- Available data -

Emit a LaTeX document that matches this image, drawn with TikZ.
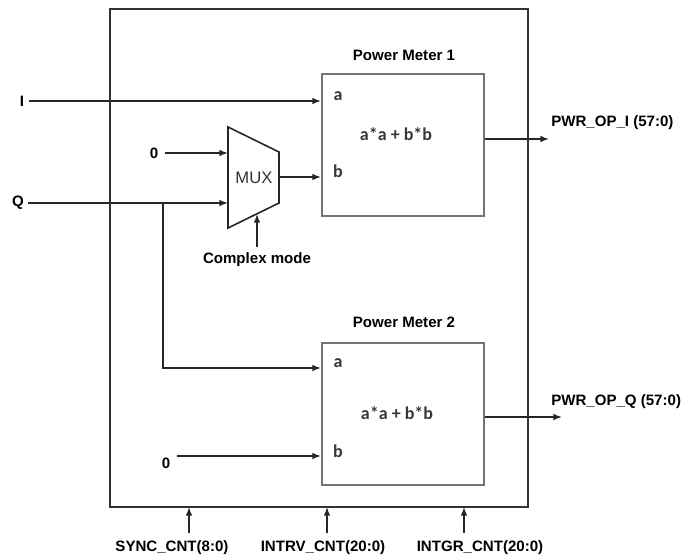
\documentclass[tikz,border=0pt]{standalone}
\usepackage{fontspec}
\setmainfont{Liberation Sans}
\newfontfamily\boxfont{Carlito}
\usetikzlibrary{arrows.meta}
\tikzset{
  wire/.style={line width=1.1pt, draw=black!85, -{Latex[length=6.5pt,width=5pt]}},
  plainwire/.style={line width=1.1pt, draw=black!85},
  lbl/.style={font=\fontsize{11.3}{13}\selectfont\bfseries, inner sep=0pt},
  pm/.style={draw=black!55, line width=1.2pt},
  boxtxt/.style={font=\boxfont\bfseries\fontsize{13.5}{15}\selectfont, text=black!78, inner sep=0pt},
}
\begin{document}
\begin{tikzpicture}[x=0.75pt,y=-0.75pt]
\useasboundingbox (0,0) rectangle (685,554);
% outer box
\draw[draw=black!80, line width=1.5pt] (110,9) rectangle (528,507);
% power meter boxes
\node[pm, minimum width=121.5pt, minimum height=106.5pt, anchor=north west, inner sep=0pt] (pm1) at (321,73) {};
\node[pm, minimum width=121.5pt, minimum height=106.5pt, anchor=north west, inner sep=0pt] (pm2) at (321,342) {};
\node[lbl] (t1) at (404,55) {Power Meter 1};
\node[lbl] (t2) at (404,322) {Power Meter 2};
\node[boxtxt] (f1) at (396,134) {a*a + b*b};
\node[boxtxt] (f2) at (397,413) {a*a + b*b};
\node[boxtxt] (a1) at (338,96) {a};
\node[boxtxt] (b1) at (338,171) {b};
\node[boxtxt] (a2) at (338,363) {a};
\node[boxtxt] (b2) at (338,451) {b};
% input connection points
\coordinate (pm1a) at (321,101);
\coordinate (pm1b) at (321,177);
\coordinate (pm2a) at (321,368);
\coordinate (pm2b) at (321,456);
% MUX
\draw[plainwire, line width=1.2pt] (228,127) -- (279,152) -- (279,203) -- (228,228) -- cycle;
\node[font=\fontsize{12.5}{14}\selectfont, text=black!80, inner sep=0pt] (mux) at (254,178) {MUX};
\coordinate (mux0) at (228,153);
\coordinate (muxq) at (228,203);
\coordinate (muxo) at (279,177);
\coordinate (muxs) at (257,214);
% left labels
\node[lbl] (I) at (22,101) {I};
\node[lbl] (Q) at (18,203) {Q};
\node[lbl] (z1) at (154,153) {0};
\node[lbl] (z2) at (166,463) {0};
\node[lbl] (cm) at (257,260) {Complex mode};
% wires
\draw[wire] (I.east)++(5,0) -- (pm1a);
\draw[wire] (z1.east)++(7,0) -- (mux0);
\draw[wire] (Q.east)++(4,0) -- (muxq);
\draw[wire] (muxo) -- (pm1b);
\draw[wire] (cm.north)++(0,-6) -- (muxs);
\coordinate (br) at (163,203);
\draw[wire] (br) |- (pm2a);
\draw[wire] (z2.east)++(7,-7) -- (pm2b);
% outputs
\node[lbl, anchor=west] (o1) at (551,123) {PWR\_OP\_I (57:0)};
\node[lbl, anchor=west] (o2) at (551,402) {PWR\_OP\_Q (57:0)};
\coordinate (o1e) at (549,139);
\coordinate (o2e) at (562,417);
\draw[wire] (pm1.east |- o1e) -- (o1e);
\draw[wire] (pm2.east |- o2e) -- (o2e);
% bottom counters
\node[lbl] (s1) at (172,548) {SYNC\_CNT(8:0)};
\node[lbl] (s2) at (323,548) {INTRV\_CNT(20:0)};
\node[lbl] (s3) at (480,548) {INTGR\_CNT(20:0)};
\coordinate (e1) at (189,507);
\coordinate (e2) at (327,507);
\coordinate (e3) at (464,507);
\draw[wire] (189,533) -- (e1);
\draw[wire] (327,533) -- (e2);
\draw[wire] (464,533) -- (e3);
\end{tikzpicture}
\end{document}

- Stated problem -
In your copy of the listing above, reproduce each line exactly and omit all pictures.

- The response -
Emit a LaTeX document that matches this image, drawn with TikZ.
\documentclass[tikz,border=0pt]{standalone}
\usepackage{fontspec}
\setmainfont{Liberation Sans}
\newfontfamily\boxfont{Carlito}
\usetikzlibrary{arrows.meta}
\tikzset{
  wire/.style={line width=1.1pt, draw=black!85, -{Latex[length=6.5pt,width=5pt]}},
  plainwire/.style={line width=1.1pt, draw=black!85},
  lbl/.style={font=\fontsize{11.3}{13}\selectfont\bfseries, inner sep=0pt},
  pm/.style={draw=black!55, line width=1.2pt},
  boxtxt/.style={font=\boxfont\bfseries\fontsize{13.5}{15}\selectfont, text=black!78, inner sep=0pt},
}
\begin{document}
\begin{tikzpicture}[x=0.75pt,y=-0.75pt]
\useasboundingbox (0,0) rectangle (685,554);
% outer box
\draw[draw=black!80, line width=1.5pt] (110,9) rectangle (528,507);
% power meter boxes
\node[pm, minimum width=121.5pt, minimum height=106.5pt, anchor=north west, inner sep=0pt] (pm1) at (321,73) {};
\node[pm, minimum width=121.5pt, minimum height=106.5pt, anchor=north west, inner sep=0pt] (pm2) at (321,342) {};
\node[lbl] (t1) at (404,55) {Power Meter 1};
\node[lbl] (t2) at (404,322) {Power Meter 2};
\node[boxtxt] (f1) at (396,134) {a*a + b*b};
\node[boxtxt] (f2) at (397,413) {a*a + b*b};
\node[boxtxt] (a1) at (338,96) {a};
\node[boxtxt] (b1) at (338,171) {b};
\node[boxtxt] (a2) at (338,363) {a};
\node[boxtxt] (b2) at (338,451) {b};
% input connection points
\coordinate (pm1a) at (321,101);
\coordinate (pm1b) at (321,177);
\coordinate (pm2a) at (321,368);
\coordinate (pm2b) at (321,456);
% MUX
\draw[plainwire, line width=1.2pt] (228,127) -- (279,152) -- (279,203) -- (228,228) -- cycle;
\node[font=\fontsize{12.5}{14}\selectfont, text=black!80, inner sep=0pt] (mux) at (254,178) {MUX};
\coordinate (mux0) at (228,153);
\coordinate (muxq) at (228,203);
\coordinate (muxo) at (279,177);
\coordinate (muxs) at (257,214);
% left labels
\node[lbl] (I) at (22,101) {I};
\node[lbl] (Q) at (18,203) {Q};
\node[lbl] (z1) at (154,153) {0};
\node[lbl] (z2) at (166,463) {0};
\node[lbl] (cm) at (257,260) {Complex mode};
% wires
\draw[wire] (I.east)++(5,0) -- (pm1a);
\draw[wire] (z1.east)++(7,0) -- (mux0);
\draw[wire] (Q.east)++(4,0) -- (muxq);
\draw[wire] (muxo) -- (pm1b);
\draw[wire] (cm.north)++(0,-6) -- (muxs);
\coordinate (br) at (163,203);
\draw[wire] (br) |- (pm2a);
\draw[wire] (z2.east)++(7,-7) -- (pm2b);
% outputs
\node[lbl, anchor=west] (o1) at (551,123) {PWR\_OP\_I (57:0)};
\node[lbl, anchor=west] (o2) at (551,402) {PWR\_OP\_Q (57:0)};
\coordinate (o1e) at (549,139);
\coordinate (o2e) at (562,417);
\draw[wire] (pm1.east |- o1e) -- (o1e);
\draw[wire] (pm2.east |- o2e) -- (o2e);
% bottom counters
\node[lbl] (s1) at (172,548) {SYNC\_CNT(8:0)};
\node[lbl] (s2) at (323,548) {INTRV\_CNT(20:0)};
\node[lbl] (s3) at (480,548) {INTGR\_CNT(20:0)};
\coordinate (e1) at (189,507);
\coordinate (e2) at (327,507);
\coordinate (e3) at (464,507);
\draw[wire] (189,533) -- (e1);
\draw[wire] (327,533) -- (e2);
\draw[wire] (464,533) -- (e3);
\end{tikzpicture}
\end{document}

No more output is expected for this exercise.